Nothing but the lines from the line with "Convert this chart" to the line with "Chart.register(...registerables);", both included, is to be repeated, and those exactly. Leave out the pictures.

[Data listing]
——

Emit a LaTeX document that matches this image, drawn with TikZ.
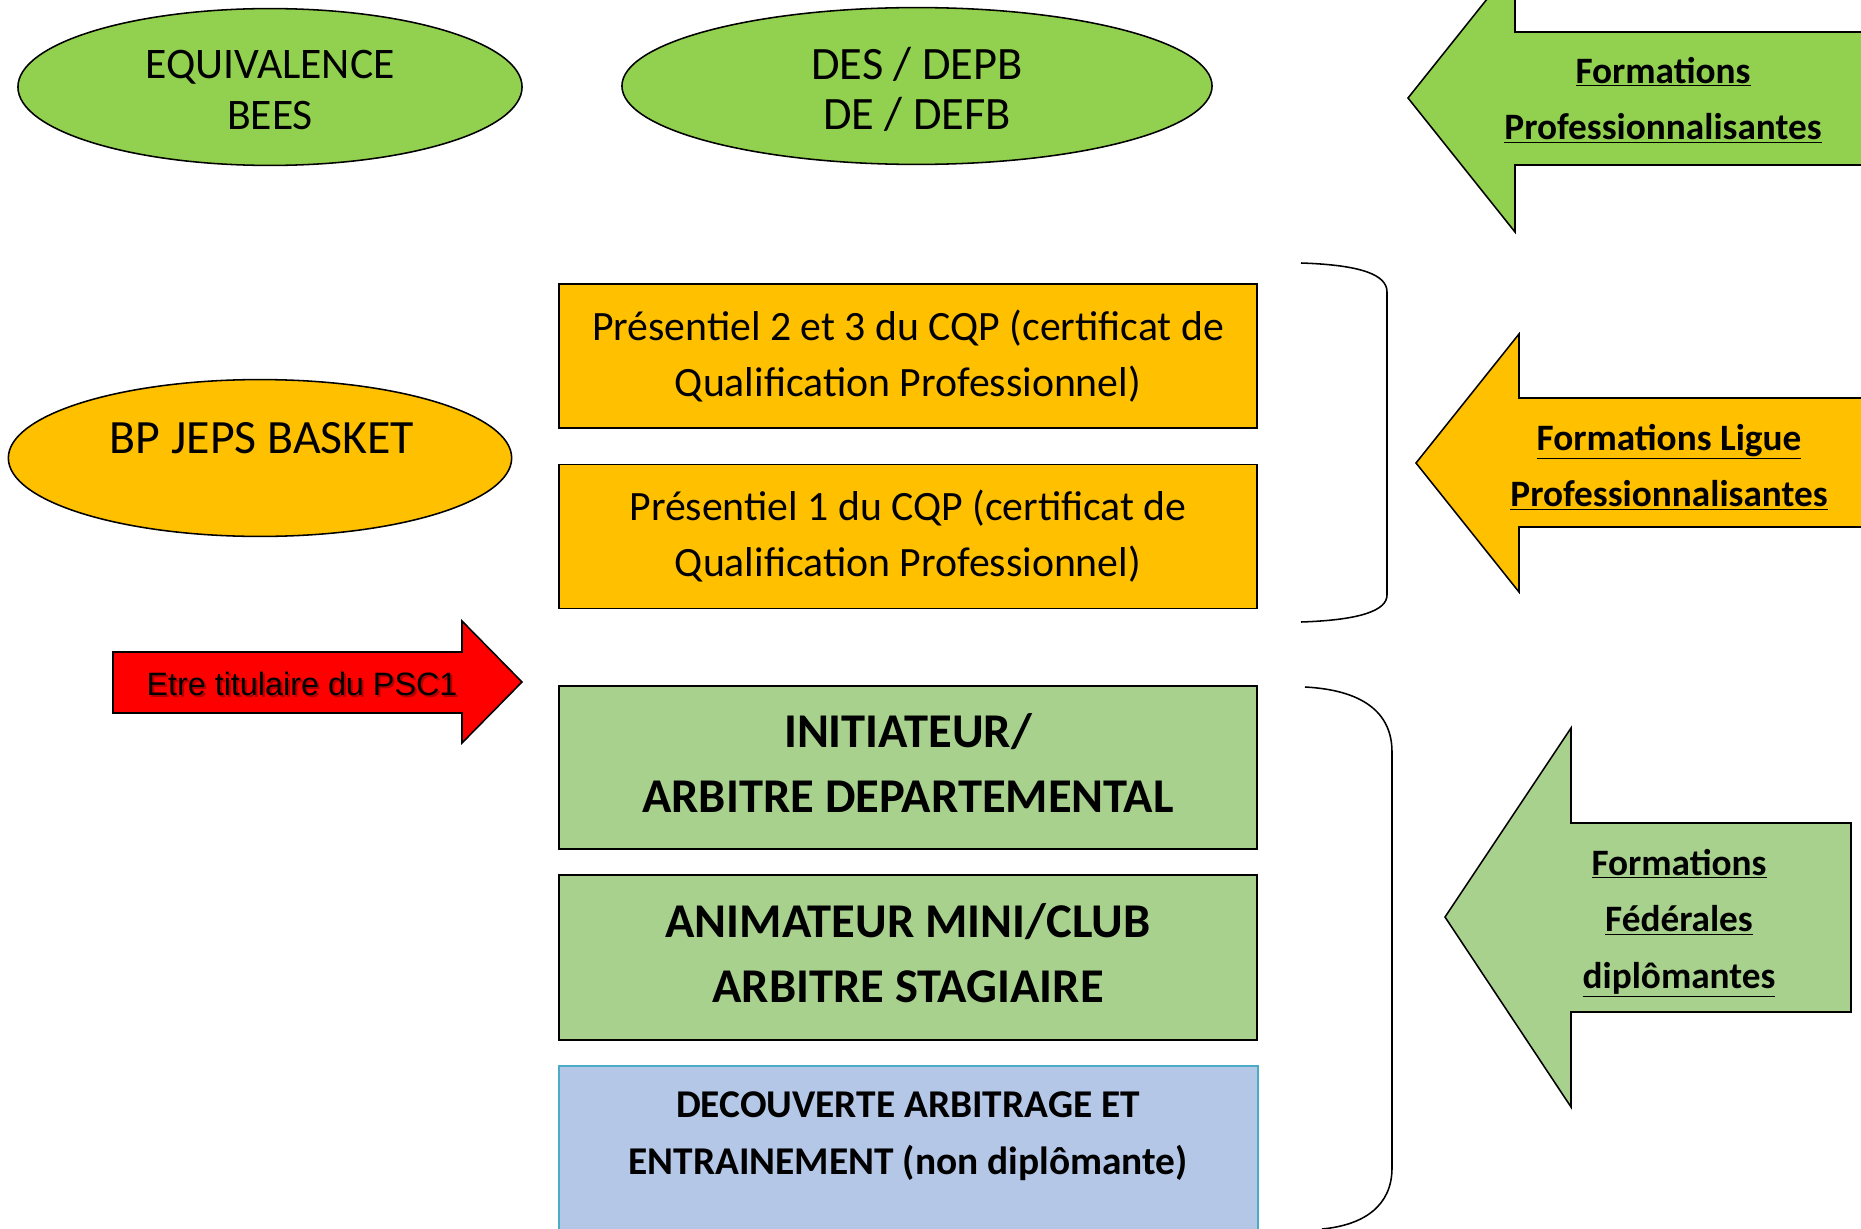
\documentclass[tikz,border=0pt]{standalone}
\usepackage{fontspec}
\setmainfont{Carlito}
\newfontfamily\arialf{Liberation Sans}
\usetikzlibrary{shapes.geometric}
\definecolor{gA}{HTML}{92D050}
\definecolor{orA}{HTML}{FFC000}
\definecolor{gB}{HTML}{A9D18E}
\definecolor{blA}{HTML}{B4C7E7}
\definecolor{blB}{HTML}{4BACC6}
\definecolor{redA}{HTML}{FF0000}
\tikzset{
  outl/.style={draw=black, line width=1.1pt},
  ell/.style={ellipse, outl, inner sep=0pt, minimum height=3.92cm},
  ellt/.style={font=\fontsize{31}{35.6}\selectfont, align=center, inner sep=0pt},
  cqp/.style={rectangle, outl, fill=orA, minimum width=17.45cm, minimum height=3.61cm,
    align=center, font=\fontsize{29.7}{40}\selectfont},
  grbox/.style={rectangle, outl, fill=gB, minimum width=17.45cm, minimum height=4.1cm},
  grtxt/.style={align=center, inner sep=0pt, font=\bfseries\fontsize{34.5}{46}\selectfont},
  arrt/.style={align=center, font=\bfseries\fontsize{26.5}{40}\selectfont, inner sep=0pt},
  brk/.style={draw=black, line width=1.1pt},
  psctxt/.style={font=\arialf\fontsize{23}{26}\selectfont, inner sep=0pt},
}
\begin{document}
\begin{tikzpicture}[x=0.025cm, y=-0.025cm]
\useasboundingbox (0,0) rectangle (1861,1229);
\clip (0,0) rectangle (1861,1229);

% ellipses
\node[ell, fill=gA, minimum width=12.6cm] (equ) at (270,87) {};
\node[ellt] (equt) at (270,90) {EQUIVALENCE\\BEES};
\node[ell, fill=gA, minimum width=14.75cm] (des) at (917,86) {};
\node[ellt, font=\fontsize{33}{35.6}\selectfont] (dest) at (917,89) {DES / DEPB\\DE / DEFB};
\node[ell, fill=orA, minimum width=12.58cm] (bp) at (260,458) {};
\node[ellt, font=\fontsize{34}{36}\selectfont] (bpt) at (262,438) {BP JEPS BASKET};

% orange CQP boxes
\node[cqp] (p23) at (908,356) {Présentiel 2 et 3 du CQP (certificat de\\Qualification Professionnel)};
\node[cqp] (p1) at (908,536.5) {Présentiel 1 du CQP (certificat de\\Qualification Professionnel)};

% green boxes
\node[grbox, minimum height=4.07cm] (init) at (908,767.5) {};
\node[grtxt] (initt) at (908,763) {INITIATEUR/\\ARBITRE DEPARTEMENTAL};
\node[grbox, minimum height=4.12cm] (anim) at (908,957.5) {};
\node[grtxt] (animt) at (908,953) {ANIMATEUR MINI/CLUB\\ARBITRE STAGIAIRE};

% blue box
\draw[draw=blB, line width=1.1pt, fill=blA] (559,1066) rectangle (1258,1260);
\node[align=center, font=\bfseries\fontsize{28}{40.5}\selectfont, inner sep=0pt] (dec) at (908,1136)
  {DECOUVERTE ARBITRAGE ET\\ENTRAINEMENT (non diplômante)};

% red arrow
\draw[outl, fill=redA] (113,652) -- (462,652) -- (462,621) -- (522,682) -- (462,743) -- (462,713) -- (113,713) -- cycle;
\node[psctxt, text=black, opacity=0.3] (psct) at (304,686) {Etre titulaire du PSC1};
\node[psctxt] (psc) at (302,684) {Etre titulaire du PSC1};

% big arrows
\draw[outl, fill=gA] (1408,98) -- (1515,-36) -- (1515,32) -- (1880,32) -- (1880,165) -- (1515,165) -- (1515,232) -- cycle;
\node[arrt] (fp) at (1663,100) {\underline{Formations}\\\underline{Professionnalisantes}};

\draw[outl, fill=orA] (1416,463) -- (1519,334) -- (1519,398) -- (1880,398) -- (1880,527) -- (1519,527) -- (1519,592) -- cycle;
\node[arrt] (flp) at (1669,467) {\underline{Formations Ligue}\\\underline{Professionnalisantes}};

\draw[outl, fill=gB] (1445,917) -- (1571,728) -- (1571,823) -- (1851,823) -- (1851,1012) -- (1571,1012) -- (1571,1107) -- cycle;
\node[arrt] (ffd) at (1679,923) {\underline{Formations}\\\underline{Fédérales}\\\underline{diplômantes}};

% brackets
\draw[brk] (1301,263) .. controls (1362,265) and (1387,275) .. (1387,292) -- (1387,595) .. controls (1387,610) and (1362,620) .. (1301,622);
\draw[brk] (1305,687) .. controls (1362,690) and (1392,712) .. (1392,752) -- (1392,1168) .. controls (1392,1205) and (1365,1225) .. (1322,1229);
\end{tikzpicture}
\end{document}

——

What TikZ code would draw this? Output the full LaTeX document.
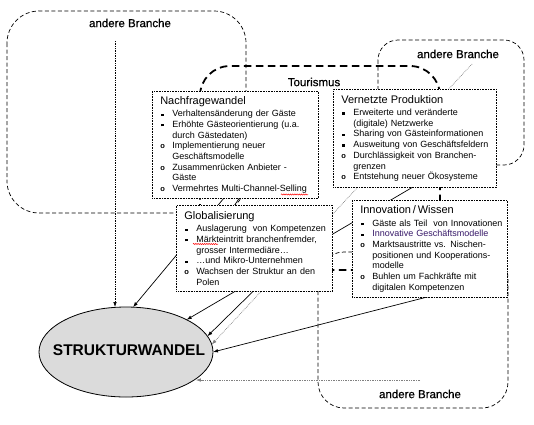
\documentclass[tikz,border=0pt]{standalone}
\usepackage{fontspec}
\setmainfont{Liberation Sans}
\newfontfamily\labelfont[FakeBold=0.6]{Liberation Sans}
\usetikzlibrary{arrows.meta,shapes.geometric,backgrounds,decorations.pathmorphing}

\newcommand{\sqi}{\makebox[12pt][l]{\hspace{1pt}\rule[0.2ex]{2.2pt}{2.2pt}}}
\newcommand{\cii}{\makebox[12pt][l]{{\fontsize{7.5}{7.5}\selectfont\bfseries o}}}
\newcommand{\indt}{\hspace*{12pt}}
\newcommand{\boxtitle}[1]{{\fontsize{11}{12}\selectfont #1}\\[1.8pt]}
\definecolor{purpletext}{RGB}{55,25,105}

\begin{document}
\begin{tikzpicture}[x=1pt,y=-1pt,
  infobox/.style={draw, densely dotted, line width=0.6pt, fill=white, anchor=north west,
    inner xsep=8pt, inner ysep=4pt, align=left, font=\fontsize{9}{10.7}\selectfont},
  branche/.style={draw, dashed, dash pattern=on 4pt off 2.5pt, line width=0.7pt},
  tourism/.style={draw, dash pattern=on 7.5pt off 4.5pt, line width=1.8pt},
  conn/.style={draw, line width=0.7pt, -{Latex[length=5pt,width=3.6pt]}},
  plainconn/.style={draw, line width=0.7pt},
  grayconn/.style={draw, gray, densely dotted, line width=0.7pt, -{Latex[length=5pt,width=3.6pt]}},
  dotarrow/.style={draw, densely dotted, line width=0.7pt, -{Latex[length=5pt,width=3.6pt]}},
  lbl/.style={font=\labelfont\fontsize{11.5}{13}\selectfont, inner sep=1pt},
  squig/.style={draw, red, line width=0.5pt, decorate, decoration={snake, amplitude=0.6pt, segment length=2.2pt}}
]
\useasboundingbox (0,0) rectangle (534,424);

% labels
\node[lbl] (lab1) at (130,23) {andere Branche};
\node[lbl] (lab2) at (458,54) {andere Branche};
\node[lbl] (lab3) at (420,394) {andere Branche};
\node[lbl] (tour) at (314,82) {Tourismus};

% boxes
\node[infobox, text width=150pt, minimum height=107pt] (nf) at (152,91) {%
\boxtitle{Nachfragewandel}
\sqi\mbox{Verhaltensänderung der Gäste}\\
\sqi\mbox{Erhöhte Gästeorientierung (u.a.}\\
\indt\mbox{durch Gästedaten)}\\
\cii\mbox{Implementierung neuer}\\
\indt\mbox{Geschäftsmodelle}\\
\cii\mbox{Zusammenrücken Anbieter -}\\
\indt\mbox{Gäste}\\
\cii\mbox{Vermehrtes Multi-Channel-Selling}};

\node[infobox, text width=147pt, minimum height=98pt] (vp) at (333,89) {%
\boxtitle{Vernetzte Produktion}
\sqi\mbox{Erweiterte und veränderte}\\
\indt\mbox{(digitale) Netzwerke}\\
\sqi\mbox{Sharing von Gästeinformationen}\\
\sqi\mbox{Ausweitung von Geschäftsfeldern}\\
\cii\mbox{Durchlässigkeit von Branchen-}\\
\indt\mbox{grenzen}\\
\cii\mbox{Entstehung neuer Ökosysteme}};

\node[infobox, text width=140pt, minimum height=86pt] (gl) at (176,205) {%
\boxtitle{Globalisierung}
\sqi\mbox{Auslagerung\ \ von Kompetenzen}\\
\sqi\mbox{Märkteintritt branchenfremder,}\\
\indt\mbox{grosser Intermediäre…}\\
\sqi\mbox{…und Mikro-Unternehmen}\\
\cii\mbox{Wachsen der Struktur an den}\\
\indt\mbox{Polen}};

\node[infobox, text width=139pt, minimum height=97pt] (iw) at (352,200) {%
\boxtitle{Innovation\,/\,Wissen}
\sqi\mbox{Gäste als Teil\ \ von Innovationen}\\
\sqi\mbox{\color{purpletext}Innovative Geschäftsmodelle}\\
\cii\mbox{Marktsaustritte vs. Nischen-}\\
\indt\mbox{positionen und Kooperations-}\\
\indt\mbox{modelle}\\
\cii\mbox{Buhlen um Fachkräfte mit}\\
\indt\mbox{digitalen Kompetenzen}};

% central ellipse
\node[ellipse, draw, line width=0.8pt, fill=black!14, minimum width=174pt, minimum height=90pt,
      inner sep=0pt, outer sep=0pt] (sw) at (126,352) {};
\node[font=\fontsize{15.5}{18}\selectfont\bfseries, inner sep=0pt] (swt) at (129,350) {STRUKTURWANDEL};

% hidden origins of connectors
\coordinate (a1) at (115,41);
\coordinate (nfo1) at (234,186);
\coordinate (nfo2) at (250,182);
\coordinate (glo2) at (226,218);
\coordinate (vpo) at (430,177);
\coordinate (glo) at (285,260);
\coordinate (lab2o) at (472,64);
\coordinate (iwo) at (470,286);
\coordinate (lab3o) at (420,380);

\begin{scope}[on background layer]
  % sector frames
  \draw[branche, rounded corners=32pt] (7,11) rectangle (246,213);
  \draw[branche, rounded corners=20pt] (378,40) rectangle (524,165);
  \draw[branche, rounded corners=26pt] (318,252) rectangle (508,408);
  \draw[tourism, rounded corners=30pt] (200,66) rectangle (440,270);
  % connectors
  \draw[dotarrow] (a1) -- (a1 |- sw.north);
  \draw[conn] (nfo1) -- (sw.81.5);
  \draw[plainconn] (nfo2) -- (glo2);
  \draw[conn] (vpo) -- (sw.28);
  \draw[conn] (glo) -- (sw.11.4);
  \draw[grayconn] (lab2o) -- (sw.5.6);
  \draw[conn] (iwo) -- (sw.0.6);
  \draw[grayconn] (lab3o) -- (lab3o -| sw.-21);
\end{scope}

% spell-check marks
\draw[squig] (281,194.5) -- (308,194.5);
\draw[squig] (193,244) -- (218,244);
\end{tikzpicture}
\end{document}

——

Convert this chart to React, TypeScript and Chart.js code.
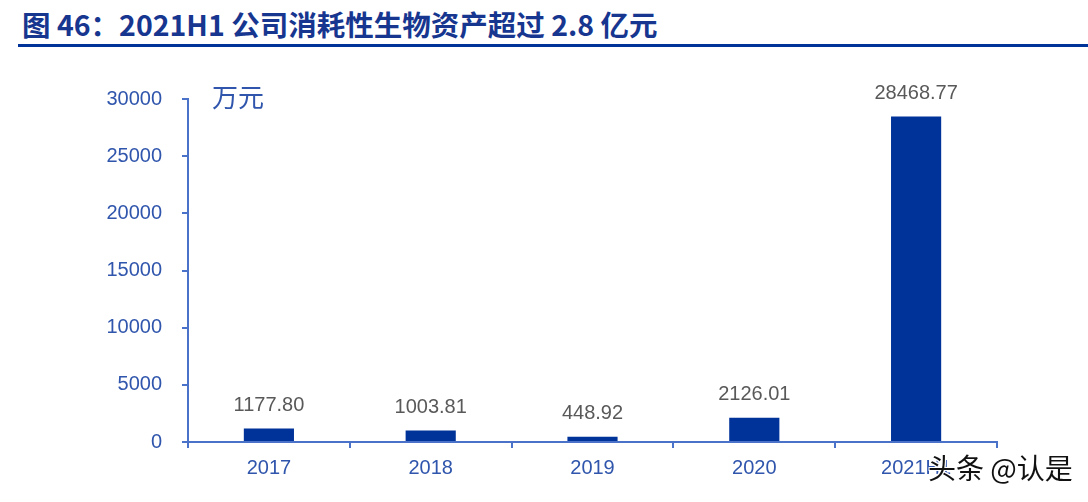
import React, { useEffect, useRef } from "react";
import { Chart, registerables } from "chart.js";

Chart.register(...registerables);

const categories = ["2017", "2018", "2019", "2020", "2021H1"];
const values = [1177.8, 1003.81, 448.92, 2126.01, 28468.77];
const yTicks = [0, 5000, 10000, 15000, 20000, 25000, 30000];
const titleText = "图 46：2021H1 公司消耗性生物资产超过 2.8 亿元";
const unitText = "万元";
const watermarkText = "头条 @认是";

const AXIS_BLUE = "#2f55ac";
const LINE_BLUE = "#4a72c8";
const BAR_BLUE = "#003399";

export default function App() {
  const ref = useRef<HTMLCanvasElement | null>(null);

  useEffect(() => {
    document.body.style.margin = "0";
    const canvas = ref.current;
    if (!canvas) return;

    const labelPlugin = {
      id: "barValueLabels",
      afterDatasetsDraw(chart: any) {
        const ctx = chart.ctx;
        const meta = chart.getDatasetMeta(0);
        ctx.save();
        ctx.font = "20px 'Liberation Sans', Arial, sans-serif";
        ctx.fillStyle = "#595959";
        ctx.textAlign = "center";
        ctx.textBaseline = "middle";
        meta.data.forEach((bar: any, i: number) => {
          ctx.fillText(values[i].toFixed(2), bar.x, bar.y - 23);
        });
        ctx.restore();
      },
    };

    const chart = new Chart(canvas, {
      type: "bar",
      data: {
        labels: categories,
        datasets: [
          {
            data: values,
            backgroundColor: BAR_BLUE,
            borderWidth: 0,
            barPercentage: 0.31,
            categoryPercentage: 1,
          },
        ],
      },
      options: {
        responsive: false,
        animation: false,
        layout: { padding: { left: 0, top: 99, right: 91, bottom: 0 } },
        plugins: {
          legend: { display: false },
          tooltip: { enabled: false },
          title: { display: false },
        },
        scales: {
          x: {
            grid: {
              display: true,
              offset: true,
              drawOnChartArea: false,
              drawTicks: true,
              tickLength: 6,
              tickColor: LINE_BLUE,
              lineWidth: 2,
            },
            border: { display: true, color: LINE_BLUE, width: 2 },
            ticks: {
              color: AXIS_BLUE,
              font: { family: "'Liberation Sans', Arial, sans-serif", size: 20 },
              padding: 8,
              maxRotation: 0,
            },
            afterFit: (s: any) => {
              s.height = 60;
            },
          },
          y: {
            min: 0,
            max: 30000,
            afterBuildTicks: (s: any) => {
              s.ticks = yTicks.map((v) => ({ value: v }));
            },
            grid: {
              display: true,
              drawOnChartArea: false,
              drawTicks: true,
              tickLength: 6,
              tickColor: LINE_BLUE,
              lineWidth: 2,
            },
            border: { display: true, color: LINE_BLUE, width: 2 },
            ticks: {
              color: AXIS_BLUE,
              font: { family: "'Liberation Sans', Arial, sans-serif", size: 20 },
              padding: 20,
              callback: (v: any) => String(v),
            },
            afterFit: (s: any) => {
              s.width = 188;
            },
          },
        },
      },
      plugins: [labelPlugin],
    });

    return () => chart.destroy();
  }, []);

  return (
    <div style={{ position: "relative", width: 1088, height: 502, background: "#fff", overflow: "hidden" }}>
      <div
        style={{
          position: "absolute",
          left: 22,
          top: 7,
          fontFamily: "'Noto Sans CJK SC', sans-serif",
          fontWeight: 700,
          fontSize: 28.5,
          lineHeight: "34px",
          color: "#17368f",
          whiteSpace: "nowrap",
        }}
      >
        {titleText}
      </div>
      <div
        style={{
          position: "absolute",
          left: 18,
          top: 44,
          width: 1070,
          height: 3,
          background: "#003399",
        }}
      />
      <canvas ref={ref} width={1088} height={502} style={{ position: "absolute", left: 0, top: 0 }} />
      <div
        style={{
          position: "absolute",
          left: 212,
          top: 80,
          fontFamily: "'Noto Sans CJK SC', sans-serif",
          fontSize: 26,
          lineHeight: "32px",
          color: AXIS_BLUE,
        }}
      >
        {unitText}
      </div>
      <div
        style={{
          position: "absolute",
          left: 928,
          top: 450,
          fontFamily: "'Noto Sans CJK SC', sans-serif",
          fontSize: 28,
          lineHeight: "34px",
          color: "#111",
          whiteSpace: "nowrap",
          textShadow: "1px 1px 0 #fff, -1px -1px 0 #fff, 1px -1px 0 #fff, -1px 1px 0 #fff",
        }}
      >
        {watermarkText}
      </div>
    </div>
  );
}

——

### Task solution
Convert this chart to React, TypeScript and Chart.js code.
import React, { useEffect, useRef } from "react";
import { Chart, registerables } from "chart.js";

Chart.register(...registerables);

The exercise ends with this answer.